Review by Andrew Holman
Sexuality and Relationships in the lives of people with intellectual disabilities
Standing in my shoes
Editors Rohhss Chapman, Sue Ledger and Louise Townson with
Daniel Docherty
ISBN 978-1-84905-250-4
Price £25
With 23 chapters and a healthy appendix, this is a tome and a half. What a labour of love it must have been to collect all these stories and people’s views from home and abroad. The editors have gone to a lot of trouble to include contributions from people with learning disabilities.
Although the first chapters are disconcertingIy devoted to international subjects, to which I will refer later, the book works well as a reference aid as you can dip into the subjects you want to find out more about.
What quickly becomes clear is that Chapman et al are not giving us any easy answers. Laws and policies come and go, each having their place in time. The chapters carefully remind us of those previous times, putting them into context and helpfully giving us the good and bad sides.
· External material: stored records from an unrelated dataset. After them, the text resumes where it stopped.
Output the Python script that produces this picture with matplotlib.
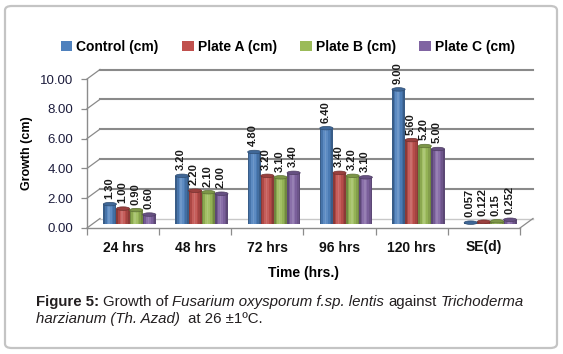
import numpy as np
import matplotlib
matplotlib.use('Agg')
import matplotlib.pyplot as plt
from matplotlib.patches import Ellipse, FancyBboxPatch
from matplotlib.colors import to_rgb

plt.rcParams['font.family'] = ['Liberation Sans', 'DejaVu Sans']

# data
categories = ['24 hrs', '48 hrs', '72 hrs', '96 hrs', '120 hrs', 'SE(d)']
series_names = ['Control (cm)', 'Plate A (cm)', 'Plate B (cm)', 'Plate C (cm)']
control = [1.30, 3.20, 4.80, 6.40, 9.00, 0.057]
plate_a = [1.00, 2.20, 3.20, 3.40, 5.60, 0.122]
plate_b = [0.90, 2.10, 3.10, 3.20, 5.20, 0.15]
plate_c = [0.60, 2.00, 3.40, 3.10, 5.00, 0.252]
yticks = [0, 2, 4, 6, 8, 10]

colors = ['#4F81BD', '#C0504D', '#9BBB59', '#8064A2']
series = [control, plate_a, plate_b, plate_c]

W, H = 563, 354
fig = plt.figure(figsize=(W / 100, H / 100), dpi=100)

# rounded frame round the figure
fig.patches.append(FancyBboxPatch((5 / W, 6 / H), 552 / W, 342 / H,
                                  boxstyle='round,pad=0,rounding_size=0.012',
                                  transform=fig.transFigure, fill=False,
                                  ec='#c4c4c4', lw=1.6))

# front plane of the plot (pixels from the top-left corner)
left, right, bottom, top = 87, 520, 228, 79
ax = fig.add_axes([left / W, (H - bottom) / H, (right - left) / W, (bottom - top) / H])
n = len(categories)
ax.set_xlim(-0.5, n - 0.5)
ax.set_ylim(0, 10)

px_x = (right - left) / n      # pixels per category
px_y = (bottom - top) / 10.0   # pixels per unit
# depth of the 3d box (back wall) and of the bars, in data units
back_dx, back_dy = 13 / px_x, 9.5 / px_y
bar_dx, bar_dy = 6.5 / px_x, 4.5 / px_y

grid_c = '#8a8a8a'
# back wall gridlines + slanted connectors on the left
for y in yticks:
    lc = '#c8c8c8' if y == 0 else grid_c
    lw = 1.0 if y == 0 else 1.5
    ax.plot([-0.5 + back_dx, n - 0.5 + back_dx], [y + back_dy, y + back_dy],
            color=lc, lw=lw, clip_on=False, zorder=1)
    ax.plot([-0.5, -0.5 + back_dx], [y, y + back_dy], color=grid_c, lw=0.9,
            clip_on=False, zorder=1)
# floor right edge
ax.plot([n - 0.5, n - 0.5 + back_dx], [0, back_dy], color=grid_c, lw=0.9,
        clip_on=False, zorder=1)

# cylinder shading profile across a bar
shade = [0.72, 0.9, 1.08, 1.18, 1.08, 0.95, 0.85, 0.72]


def tint(c, f):
    c = np.array(to_rgb(c))
    if f >= 1:
        return tuple(c + (1 - c) * (f - 1))
    return tuple(c * f)


bw = 0.182
x = np.arange(n)
for k, (vals, col) in enumerate(zip(series, colors)):
    xc = x + (k - 1.5) * bw + bar_dx
    ns = len(shade)
    sw = bw / ns
    for j, f in enumerate(shade):
        ax.bar(xc - bw / 2 + (j + 0.5) * sw, np.array(vals), width=sw * 1.02,
               bottom=bar_dy, color=tint(col, f), lw=0, zorder=3, clip_on=False)
    for xi, v in zip(xc, vals):
        ax.add_patch(Ellipse((xi, v + bar_dy), bw, 3.5 / px_y,
                             fc=tint(col, 0.8), ec=tint(col, 0.6), lw=0.5,
                             zorder=4, clip_on=False))
        lab = '%.2f' % v if v >= 0.5 else ('%g' % v)
        ax.annotate(lab, (xi, v + bar_dy), xytext=(-0.8, 4), textcoords='offset points',
                    rotation=90, ha='center', va='bottom', fontsize=8, fontweight='bold',
                    color='#1a1a1a', annotation_clip=False, zorder=5)

# axes styling
for s in ['top', 'right']:
    ax.spines[s].set_visible(False)
for s in ['left', 'bottom']:
    ax.spines[s].set_color('#8c8c8c')
    ax.spines[s].set_linewidth(1.0)
ax.patch.set_alpha(0)

ax.set_yticks(yticks)
ax.set_yticklabels(['%.2f' % t for t in yticks], fontsize=9.5, color='#1c1c3c')
ax.tick_params(axis='y', length=4, width=0.9, color='#8c8c8c', pad=6)

ax.set_xticks(np.arange(n + 1) - 0.5)
ax.set_xticklabels([])
ax.set_xticks(x, minor=True)
ax.set_xticklabels(categories, minor=True, fontsize=10, fontweight='bold', color='#111111')
ax.tick_params(axis='x', which='major', length=5, width=0.9, color='#8c8c8c')
ax.tick_params(axis='x', which='minor', length=0, pad=9)

ax.set_xlabel('Time (hrs.)', fontsize=10, fontweight='bold', labelpad=8)
ax.set_ylabel('Growth (cm)', fontsize=9, fontweight='bold', labelpad=5)

# legend across the top
handles = [plt.Rectangle((0, 0), 1, 1, fc=c) for c in colors]
fig.legend(handles, series_names, loc='center', bbox_to_anchor=(288 / W, (H - 47) / H),
           ncol=4, frameon=False, prop={'weight': 'bold', 'size': 10},
           handlelength=0.8, handleheight=0.8, handletextpad=0.3, columnspacing=1.7)

# caption with mixed styles, pieces placed one after another
caption = [
    [('Figure 5:', 'normal', 'bold'), ('Growth of', 'normal', 'normal'),
     ('Fusarium oxysporum f.sp. lentis', 'italic', 'normal'), ('against', 'normal', 'normal'),
     ('Trichoderma', 'italic', 'normal')],
    [('harzianum (Th. Azad)', 'italic', 'normal'), (' at 26 \u00b11\u00baC.', 'normal', 'normal')],
]
line_y = [306, 323]
fig.canvas.draw()
r = fig.canvas.get_renderer()
gap = 4.0
for pieces, yy in zip(caption, line_y):
    xx = 36.0
    for txt, st, wt in pieces:
        t = fig.text(xx / W, (H - yy) / H, txt, fontsize=10.8, style=st, fontweight=wt,
                     color='#231f20', va='baseline', ha='left')
        xx += t.get_window_extent(r).width + gap

fig.savefig('out.png', dpi=100)
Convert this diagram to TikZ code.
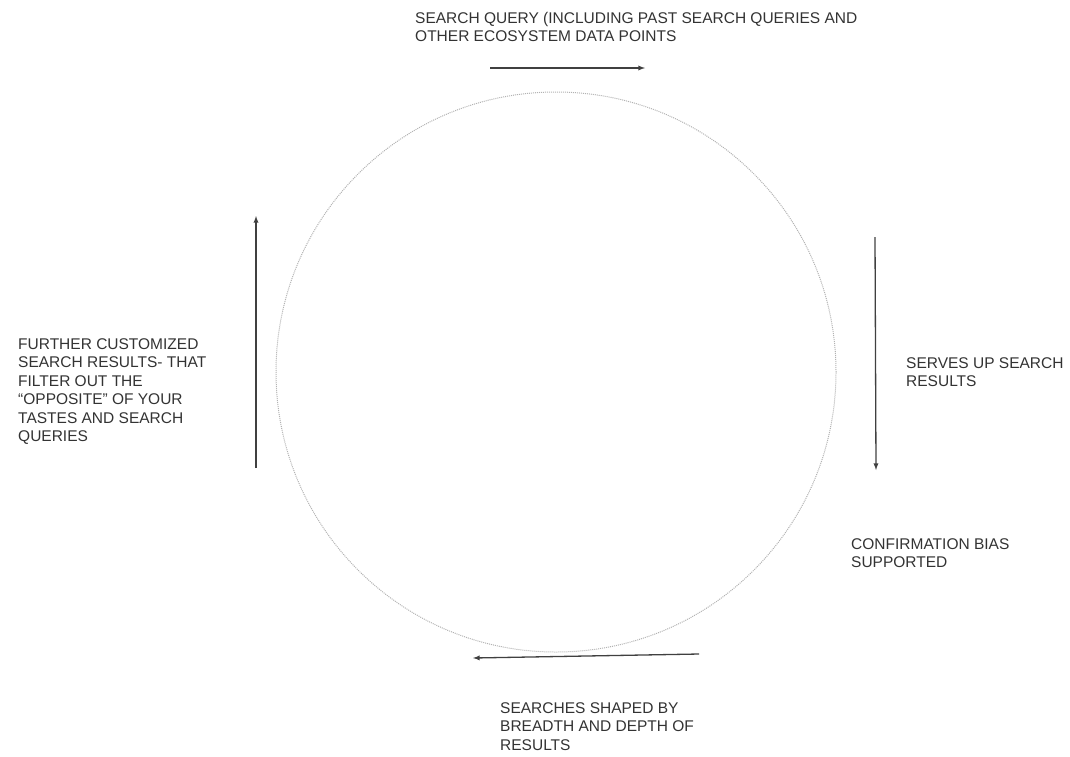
\documentclass[tikz,border=0pt]{standalone}
\usepackage{fontspec}
\setmainfont{Liberation Sans}
\usetikzlibrary{positioning}

\begin{document}
\begin{tikzpicture}[
x=1pt, y=-1pt,
lbl/.style={anchor=north west, inner sep=0pt, align=left, text=black!80, font=\fontsize{15.5}{18.5}\selectfont},
ring/.style={circle, draw=black!30, densely dotted, line width=1pt, minimum size=560pt, inner sep=0pt},
flow/.style={->, >=latex, draw=black!75, line width=1.3pt}
]
\useasboundingbox (0,0) rectangle (1070,756);
%Circle
\node[ring]	(cycle)	at (556,372)	{};

%Nodes
\node[lbl]	(query)		at (415,12)		{SEARCH QUERY (INCLUDING PAST SEARCH QUERIES AND\\ OTHER ECOSYSTEM DATA POINTS};
\node[lbl]	(serves)	at (906,357)	{SERVES UP SEARCH\\ RESULTS};
\node[lbl]	(bias)		at (851,538)	{CONFIRMATION BIAS\\ SUPPORTED};
\node[lbl]	(shaped)	at (500,702)	{SEARCHES SHAPED BY\\ BREADTH AND DEPTH OF\\ RESULTS};
\node[lbl]	(further)	at (18,338)		{FURTHER CUSTOMIZED\\ SEARCH RESULTS- THAT\\ FILTER OUT THE\\ ``OPPOSITE'' OF YOUR\\ TASTES AND SEARCH\\ QUERIES};

%Arrow ends
\coordinate (top_a) at (490,68);	\coordinate (top_b) at (645,68);
\coordinate (right_a) at (875,237);	\coordinate (right_b) at (876,470);
\coordinate (bot_a) at (699,654);	\coordinate (bot_b) at (473,658);
\coordinate (left_a) at (256,468);	\coordinate (left_b) at (256,216);

%Lines
\draw[flow] (top_a)		--	(top_b);
\draw[flow] (right_a)	--	(right_b);
\draw[flow] (bot_a)		--	(bot_b);
\draw[flow] (left_a)	--	(left_b);

\end{tikzpicture}
\end{document}
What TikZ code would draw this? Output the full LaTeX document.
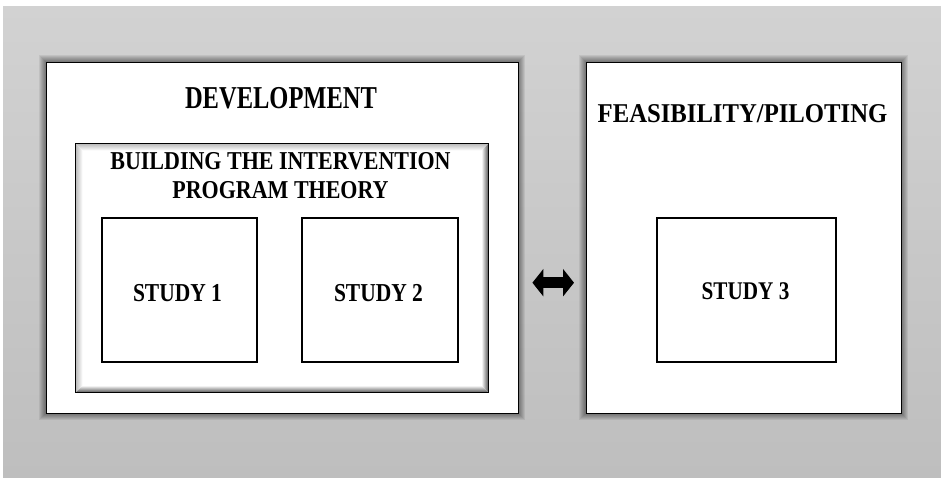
\documentclass[tikz,border=0pt]{standalone}
\usepackage{graphicx}
\usepackage{fontspec}
\setmainfont{Liberation Serif}
\usetikzlibrary{arrows.meta}
\definecolor{bgtop}{RGB}{210,210,210}
\definecolor{bgbot}{RGB}{190,190,190}
\definecolor{bevdark}{RGB}{85,85,85}
\definecolor{bevlight}{RGB}{185,185,185}
\begin{document}
\begin{tikzpicture}[x=1pt,y=-1pt,
  box/.style={draw=black,line width=1.4pt,fill=white,inner sep=0pt,anchor=north west},
  outerbox/.style={box},
  studybox/.style={box,line width=1.8pt},
  lbl/.style={anchor=base,inner sep=0pt,font=\bfseries},
  glow/.style={fill=black,fill opacity=0.07},
  bigarrow/.style={line width=11pt,{Triangle[width=27pt,length=11pt]}-{Triangle[width=27pt,length=11pt]}}]
\useasboundingbox (0,0) rectangle (941,477);
\fill[white] (0,0) rectangle (941,477);
\fill[top color=bgtop,bottom color=bgbot] (3,6) rectangle (941,477);
% soft shadows around the outer boxes
\foreach \d in {1,2,...,7}{
  \fill[glow] (46-\d,62-\d) rectangle (518+\d,413+\d);
  \fill[glow] (586-\d,62-\d) rectangle (901+\d,413+\d);
}
% outer boxes
\node[outerbox,minimum width=472pt,minimum height=351pt] (dev) at (46,62) {};
\node[outerbox,minimum width=315pt,minimum height=351pt] (feas) at (586,62) {};
% bevelled inner box
\node[box,line width=0.9pt,minimum width=413pt,minimum height=249pt] (bld) at (75,143) {};
\shade[top color=white,bottom color=bevdark] ([shift={(0.5,-0.5)}]bld.south west) -- ([shift={(-0.5,-0.5)}]bld.south east) -- ([shift={(-7.5,-7.5)}]bld.south east) -- ([shift={(7.5,-7.5)}]bld.south west) -- cycle;
\shade[left color=white,right color=bevdark] ([shift={(-0.5,-0.5)}]bld.south east) -- ([shift={(-0.5,0.5)}]bld.north east) -- ([shift={(-7.5,7.5)}]bld.north east) -- ([shift={(-7.5,-7.5)}]bld.south east) -- cycle;
\shade[top color=bevlight,bottom color=white] ([shift={(0.5,0.5)}]bld.north west) -- ([shift={(-0.5,0.5)}]bld.north east) -- ([shift={(-7.5,7.5)}]bld.north east) -- ([shift={(7.5,7.5)}]bld.north west) -- cycle;
\shade[left color=bevlight,right color=white] ([shift={(0.5,0.5)}]bld.north west) -- ([shift={(0.5,-0.5)}]bld.south west) -- ([shift={(7.5,-7.5)}]bld.south west) -- ([shift={(7.5,7.5)}]bld.north west) -- cycle;
\draw[black,line width=0.9pt] (bld.north west) rectangle (bld.south east);
% study boxes
\node[studybox,minimum width=155pt,minimum height=144pt] (s1) at (101,217) {};
\node[studybox,minimum width=156pt,minimum height=144pt] (s2) at (301,217) {};
\node[studybox,minimum width=179pt,minimum height=144pt] (s3) at (656,217) {};
% labels
\node[lbl] (devt) at (281,108) {\fontsize{24.5}{29}\selectfont\scalebox{1}[1.3]{DEVELOPMENT}};
\node[lbl] (feast) at (742.5,122) {\fontsize{24.7}{29}\selectfont\scalebox{1}[1.1]{FEASIBILITY/PILOTING}};
\node[lbl] (bldt1) at (280.5,169) {\fontsize{22}{26}\selectfont\scalebox{1}[1.17]{BUILDING THE INTERVENTION}};
\node[lbl] (bldt2) at (280.5,198) {\fontsize{22}{26}\selectfont\scalebox{1}[1.17]{PROGRAM THEORY}};
\node[lbl] (s1t) at (177.5,301) {\fontsize{21.5}{26}\selectfont\scalebox{1}[1.2]{STUDY 1}};
\node[lbl] (s2t) at (378.5,301) {\fontsize{21.5}{26}\selectfont\scalebox{1}[1.2]{STUDY 2}};
\node[lbl] (s3t) at (745.5,299) {\fontsize{21.2}{26}\selectfont\scalebox{1}[1.2]{STUDY 3}};
% double arrow
\draw[bigarrow,shorten <=13pt,shorten >=12pt] ([yshift=-44.5pt]dev.east) -- ([yshift=-44.5pt]feas.west);
\end{tikzpicture}
\end{document}
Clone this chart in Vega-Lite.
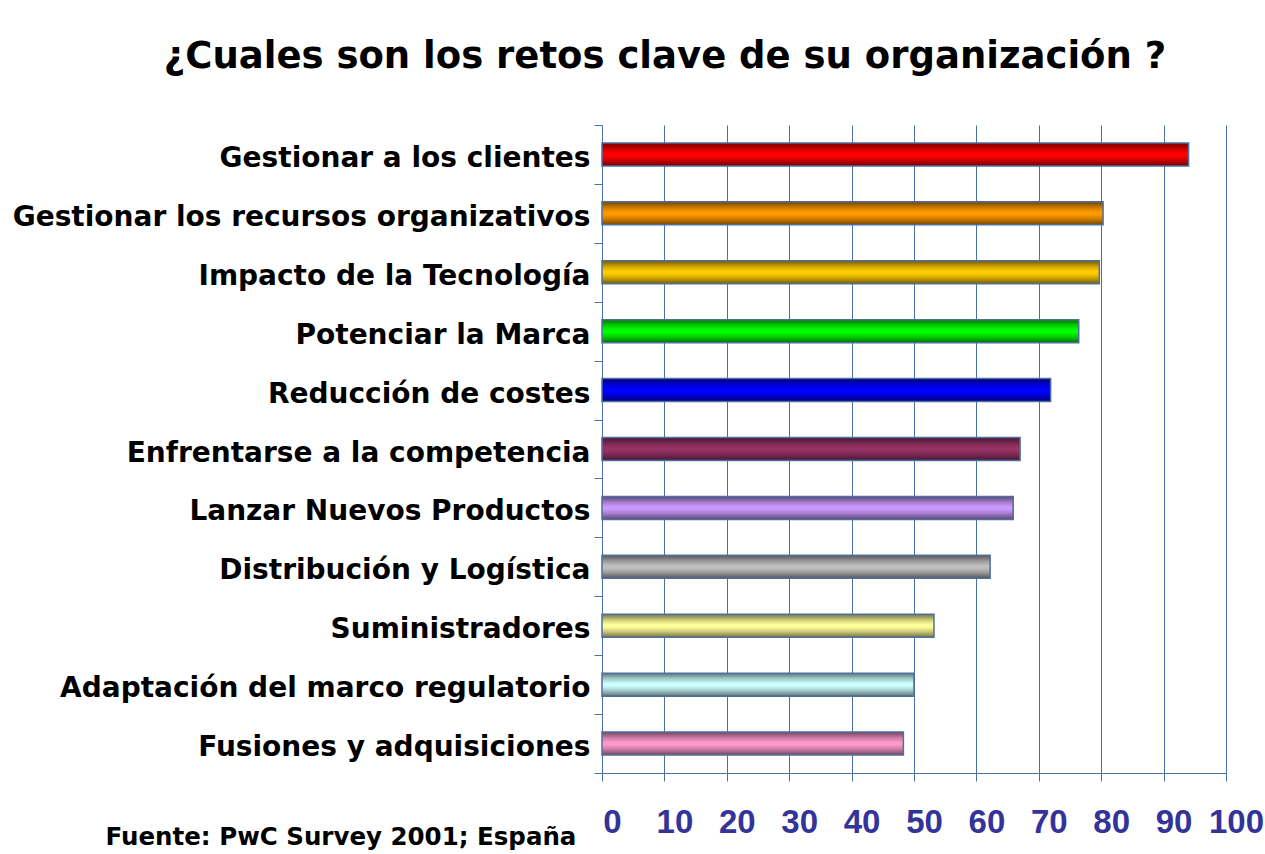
{
  "$schema": "https://vega.github.io/schema/vega-lite/v6.json",
  "width": 624,
  "height": 648,
  "autosize": {"type": "none"},
  "padding": {"left": 602, "top": 125, "right": 39, "bottom": 81},
  "background": "white",
  "title": {
    "text": "¿Cuales son los retos clave de su organización ?",
    "font": "DejaVu Sans",
    "fontSize": 37,
    "fontWeight": "bold",
    "color": "black",
    "anchor": "middle",
    "dx": -249,
    "offset": 35
  },
  "data": {
    "values": [
      {"reto": "Gestionar a los clientes", "valor": 94},
      {"reto": "Gestionar los recursos organizativos", "valor": 80.3},
      {"reto": "Impacto de la Tecnología", "valor": 79.7},
      {"reto": "Potenciar la Marca", "valor": 76.4},
      {"reto": "Reducción de costes", "valor": 71.9},
      {"reto": "Enfrentarse a la competencia", "valor": 67},
      {"reto": "Lanzar Nuevos Productos", "valor": 65.9},
      {"reto": "Distribución y Logística", "valor": 62.2},
      {"reto": "Suministradores", "valor": 53.2},
      {"reto": "Adaptación del marco regulatorio", "valor": 50},
      {"reto": "Fusiones y adquisiciones", "valor": 48.3}
    ]
  },
  "encoding": {
    "y": {
      "field": "reto",
      "type": "nominal",
      "sort": null,
      "scale": {"paddingInner": 0, "paddingOuter": 0},
      "axis": {
        "title": null,
        "labelFont": "DejaVu Sans",
        "labelFontSize": 28,
        "labelFontWeight": "bold",
        "labelColor": "black",
        "labelPadding": 4,
        "labelOffset": 4,
        "labelLimit": 700,
        "tickBand": "extent",
        "tickSize": 8,
        "tickColor": "#4a6fa0",
        "domainColor": "#4a6fa0",
        "grid": false
      }
    },
    "x": {
      "field": "valor",
      "type": "quantitative",
      "scale": {"domain": [0, 100], "nice": false},
      "axis": {
        "values": [0, 10, 20, 30, 40, 50, 60, 70, 80, 90, 100],
        "labelFont": "Liberation Sans Narrow, Liberation Sans",
        "labelFontSize": 33,
        "labelFontWeight": "bold",
        "labelColor": "#333399",
        "labelPadding": 25,
        "labelOffset": 10,
        "labelFlush": false,
        "tickSize": 8,
        "tickColor": "#4a6fa0",
        "domainColor": "#4a6fa0",
        "grid": true,
        "gridColor": "#4a6fa0",
        "gridWidth": 1,
        "title": "Fuente: PwC Survey 2001; España",
        "titleFont": "DejaVu Sans",
        "titleFontSize": 24.5,
        "titleFontWeight": "bold",
        "titleColor": "black",
        "titleAnchor": "start",
        "titleAlign": "left",
        "titleBaseline": "alphabetic",
        "titleX": -497,
        "titleY": 71
      }
    }
  },
  "layer": [
    {
      "mark": {"type": "bar", "size": 23},
      "encoding": {
        "color": {
          "field": "reto",
          "type": "nominal",
          "legend": null,
          "scale": {
            "domain": ["Gestionar a los clientes", "Gestionar los recursos organizativos", "Impacto de la Tecnología", "Potenciar la Marca", "Reducción de costes", "Enfrentarse a la competencia", "Lanzar Nuevos Productos", "Distribución y Logística", "Suministradores", "Adaptación del marco regulatorio", "Fusiones y adquisiciones"],
            "range": ["#ff0000", "#ff9900", "#ffcc00", "#00ff00", "#0000ff", "#993366", "#cc99ff", "#c0c0c0", "#ffff99", "#ccffff", "#ff99cc"]
          }
        }
      }
    },
    {
      "mark": {
        "type": "bar",
        "size": 23,
        "stroke": "#4f6f9f",
        "strokeWidth": 1.5,
        "fill": {
          "gradient": "linear",
          "x1": 0, "y1": 0, "x2": 0, "y2": 1,
          "stops": [
            {"offset": 0, "color": "rgba(0,0,0,0.55)"},
            {"offset": 0.25, "color": "rgba(0,0,0,0.2)"},
            {"offset": 0.45, "color": "rgba(0,0,0,0)"},
            {"offset": 0.55, "color": "rgba(0,0,0,0)"},
            {"offset": 0.75, "color": "rgba(0,0,0,0.2)"},
            {"offset": 1, "color": "rgba(0,0,0,0.55)"}
          ]
        }
      }
    }
  ],
  "config": {
    "view": {"stroke": null}
  }
}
For instance, they document the introduction of modern policies and procedures in services that should have enabled and supported people’s rights to a relationship but which, when enacted, actually have had a more restrictive effect!
The stories and experiences, thoughts and memories of people who use services, as well as the staff who worked in them, have been well researched giving us a useful and readable historical perspective. It confirmed my view that the current need to safeguard can easily gain a greater precedence over rights to a relationship. It’s far easier to just restrict people than enable them without taking account of the emotional damage they suffer.
The editors repeatedly highlight the issue of protection and safety versus rights to a sex life and how difficult it is to enshrine both in any law. It’s clear that capacity gets in the way of people’s understanding of what to ‘allow’, as well as adding a necessary tool to enable prosecution when needed.
As one would expect from these authors, the issues of equality and diversity are included. It’s good to be reminded of the discrimination people still face, whether because of ethnicity or the extra difficulties some have when addressing transgender or gay rights. It is a pity they didn’t include any information about forced marriage or female genital mutilation, but then you can only work with the stories you have and I can see how difficult it is getting this kind of evidence.
And finally to the international chapters. I shall be returning to read these properly after this publication deadline as there is a wealth of information in them. What is clear is that we are not the only country who see people with learning disabilities as either asexual or sexually prolific and therefore liable to be abusers! That is such an odd paradox when the reality is that people with learning disabilities are no different from and want nothing more that the rest of the population. But it fits our needs as parents, carers, professionals and policy makers. People’s stories from around the world also remind us of the role religion has to play in this, from influencing laws and policy to restrictions in sex education.
It is depressing that we are talking about the same issues people raised as important in the 70s and 80s. It is sad the work over those decades needs to be constantly reinvented on small scales that make a difference for some but leave so many untouched.
The chapters all start with conversation pieces from the editors. These insights make incredibly useful reading. Add to that a book that is very well referenced and you have a volume that will be the textbook of choice on this subject for many years to come.